We have shown that the time evolution of linear classical single-spin systems has a simple interpretation in terms of Möbius transformations of \({{\mathbb{C}}}^{2}\), provided magnetic anisotropies are negligibly small. The \({\mathscr{P}}{\mathscr{T}}\) symmetry-breaking phase transition in such systems can be identified as a transition between elliptic and hyperbolic (via parabolic) classes of Möbius transformations appearing as solutions of the corresponding spin dynamics equations in complex stereographic coordinates. The established correspondence between linear spin dynamics and Möbius transformations reveals that any Möbius transformation can be produced by a unique superposition of an elliptic and hyperbolic transformations, corresponding to real and imaginary applied magnetic fields, respectively.

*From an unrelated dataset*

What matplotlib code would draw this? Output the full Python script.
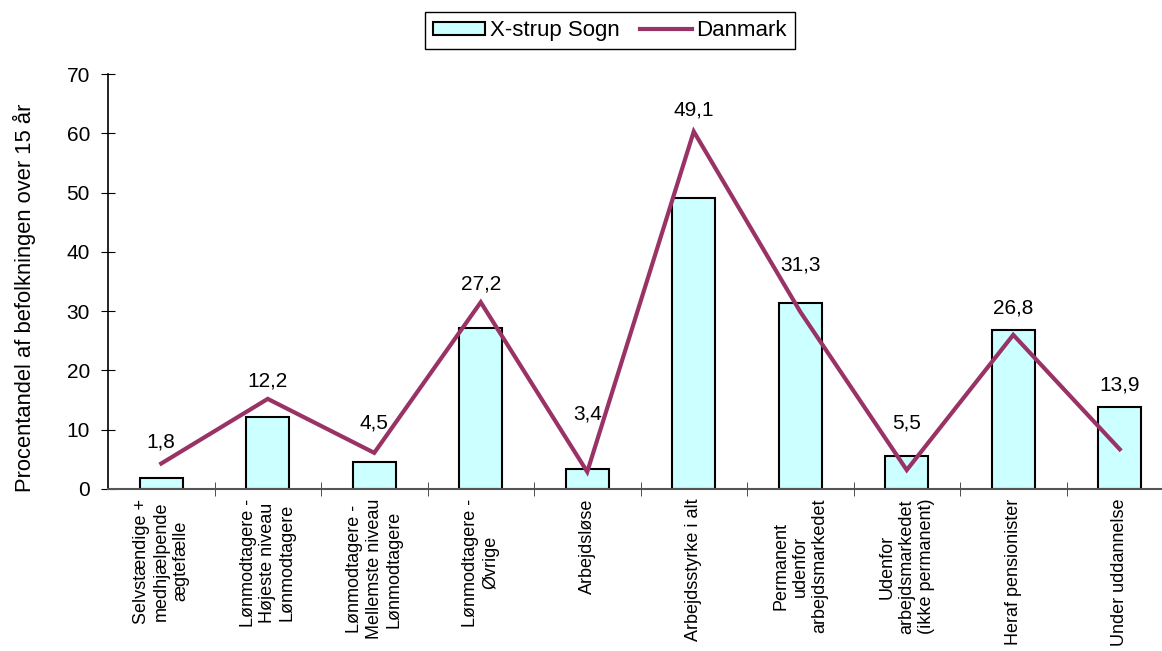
#søjle + linje diagram, np, plt
import numpy as np
import matplotlib.pyplot as plt

plt.rcParams['font.family'] = ['Liberation Sans', 'DejaVu Sans']

## data ################
categories = ["Selvstændige +\nmedhjælpende\nægtefælle",
              "Lønmodtagere -\nHøjeste niveau\nLønmodtagere",
              "Lønmodtagere -\nMellemste niveau\nLønmodtagere",
              "Lønmodtagere -\nØvrige",
              "Arbejdsløse",
              "Arbejdsstyrke i alt",
              "Permanent\nudenfor\narbejdsmarkedet",
              "Udenfor\narbejdsmarkedet\n(ikke permanent)",
              "Heraf pensionister",
              "Under uddannelse"]
sogn = [1.8, 12.2, 4.5, 27.2, 3.4, 49.1, 31.3, 5.5, 26.8, 13.9]
danmark = [4.3, 15.2, 6.1, 31.5, 2.9, 60.3, 29.9, 3.2, 26.0, 6.7]
yticks = [0, 10, 20, 30, 40, 50, 60, 70]

#ekstra løft af værdi-etiketter (punkter), flyttet manuelt i originalen
label_nudge = [0, -3, 6, -3, 24, 0, 12, 8, 0, 0]

fig = plt.figure(figsize=(11.62, 6.51), dpi=100)
#akserne går lidt ud over højre kant, som i originalen
ax = fig.add_axes([108/1162, 1-489/651, (1173-108)/1162, (489-74)/651])

x = np.arange(len(categories))
bars = ax.bar(x, sogn, width=0.4, color='#CCFFFF', edgecolor='black',
              linewidth=1.5, label='X-strup Sogn', zorder=2)
line, = ax.plot(x, danmark, color='#993366', lw=3, label='Danmark',
                zorder=3, solid_joinstyle='miter')

#værdier over søjlerne (komma som decimaltegn)
for i, v in enumerate(sogn):
    top = max(v, danmark[i])
    ax.annotate(f"{v:.1f}".replace('.', ','), (i, top),
                xytext=(0, 9 + label_nudge[i]), textcoords='offset points',
                ha='center', va='bottom', fontsize=15, zorder=4)

#akser
ax.set_xlim(-0.5, len(categories) - 0.5)
ax.set_ylim(0, 70)
ax.set_yticks(yticks)
ax.set_xticks(x)
ax.set_xticklabels(categories, rotation=90, ha='center', va='top',
                   multialignment='center', fontsize=13)
ax.set_xticks(np.arange(0.5, len(categories) - 0.5, 1), minor=True)
ax.tick_params(axis='x', which='major', length=0, pad=7)
ax.tick_params(axis='x', which='minor', length=10, direction='inout',
               color='#303030')
ax.tick_params(axis='y', labelsize=15, length=10, direction='inout', pad=8)
ax.set_ylabel('Procentandel af befolkningen over 15 år', fontsize=15.8,
              labelpad=22)
ax.yaxis.label.set_y(0.46)

ax.spines['top'].set_visible(False)
ax.spines['right'].set_visible(False)
ax.spines['bottom'].set_color('#555555')
ax.spines['bottom'].set_linewidth(1.5)
ax.spines['left'].set_linewidth(1.2)

#signaturforklaring
leg = fig.legend(handles=[bars, line], loc='center',
                 bbox_to_anchor=(0.525, 0.953), ncol=2, fontsize=16,
                 frameon=True, fancybox=False, edgecolor='black',
                 framealpha=1, handlelength=2.35, handleheight=0.5,
                 handletextpad=0.2, columnspacing=0.9, borderpad=0.35)
leg.get_frame().set_linewidth(1.0)

fig.savefig('out.png', dpi=100)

We have demonstrated that the nonlinear LLGS equation describing dissipative STT-driven dynamics of a linear single-spin system can be written in a linear form, illustrating that such dynamics cannot produce any nonlinear effects, e.g. chaotic dynamic, for which additional time-dependent perturbation are necessary11, 12. The nonconservative effect of Slonczewski STT on spin systems, equivalent to the action of imaginary magnetic field, promises a unique tool for studying Lee-Yang zeros18 in ferromagnetic Ising and Heisenberg models.